> _What is being asked_: Identify all lines in the listing that include the word "document", and copy them out.
:: Records to process
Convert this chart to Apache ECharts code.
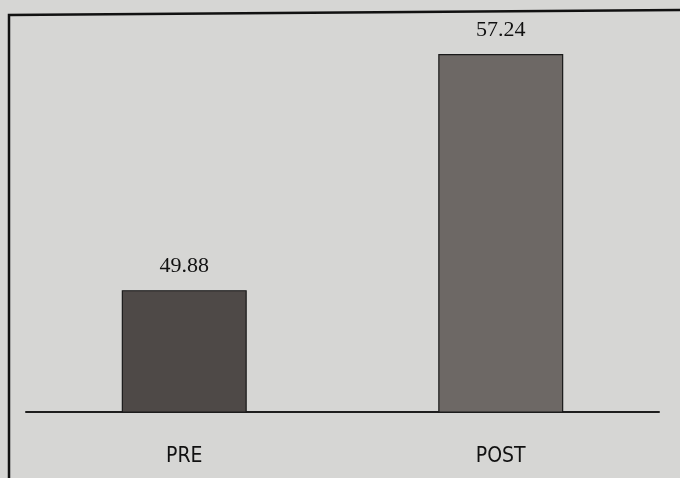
<!DOCTYPE html>
<html>
<head>
<meta charset="utf-8">
<script src="https://cdn.jsdelivr.net/npm/echarts@6/dist/echarts.min.js"></script>
<style>
html,body{margin:0;padding:0;background:#d6d6d4;}
#c{width:680px;height:478px;}
</style>
</head>
<body>
<div id="c"></div>
<script>
const categories = ['PRE', 'POST'];
const values = [49.88, 57.24];
const barColors = ['#4e4947', '#6d6865'];

const chart = echarts.init(document.getElementById('c'));
chart.setOption({
  backgroundColor: '#d6d6d4',
  animation: false,
  grid: { left: 26, right: 21, top: 15, bottom: 66 },
  xAxis: {
    type: 'category',
    data: categories,
    axisLine: { lineStyle: { color: '#1e1e1e', width: 2 } },
    axisTick: { show: false },
    axisLabel: {
      margin: 34,
      fontFamily: '"Liberation Sans Narrow", "DejaVu Sans Condensed", sans-serif',
      fontSize: 21,
      color: '#111'
    }
  },
  yAxis: {
    type: 'value',
    min: 46.08,
    max: 58.46,
    show: false,
    splitLine: { show: false }
  },
  series: [{
    type: 'bar',
    barWidth: 125,
    data: values.map((v, i) => ({ value: v, itemStyle: { color: barColors[i] } })),
    itemStyle: { borderColor: '#1a1a1a', borderWidth: 1.2 },
    label: {
      show: true,
      position: 'top',
      distance: 13,
      formatter: p => p.value.toFixed(2),
      fontFamily: '"Liberation Serif", "DejaVu Serif", serif',
      fontSize: 22,
      color: '#111'
    }
  }],
  graphic: [{
    type: 'polyline',
    shape: { points: [[9, 478], [9, 15], [680, 10]] },
    style: { stroke: '#111', lineWidth: 2.5, fill: null }
  }]
});
</script>
</body>
</html>
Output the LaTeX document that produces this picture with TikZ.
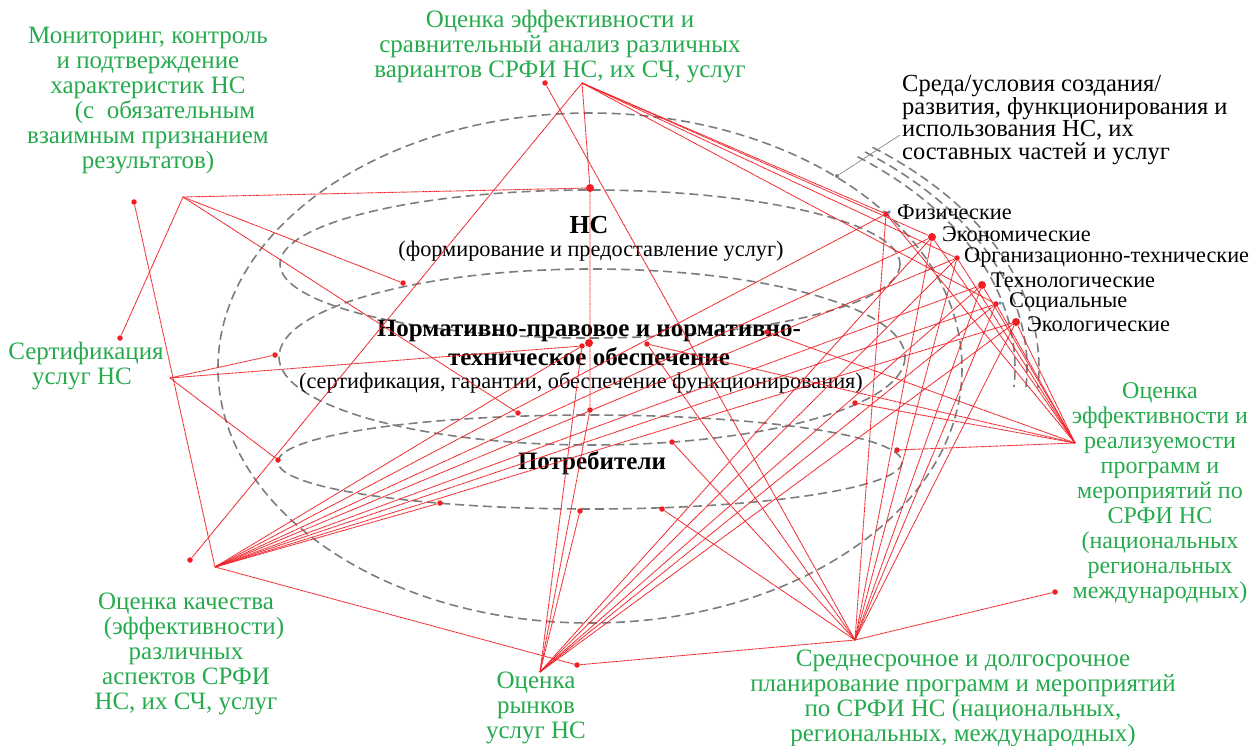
::::
> _Correct result_:
const chart = echarts.init(document.getElementById('c'));
Output the LaTeX document that produces this picture with TikZ.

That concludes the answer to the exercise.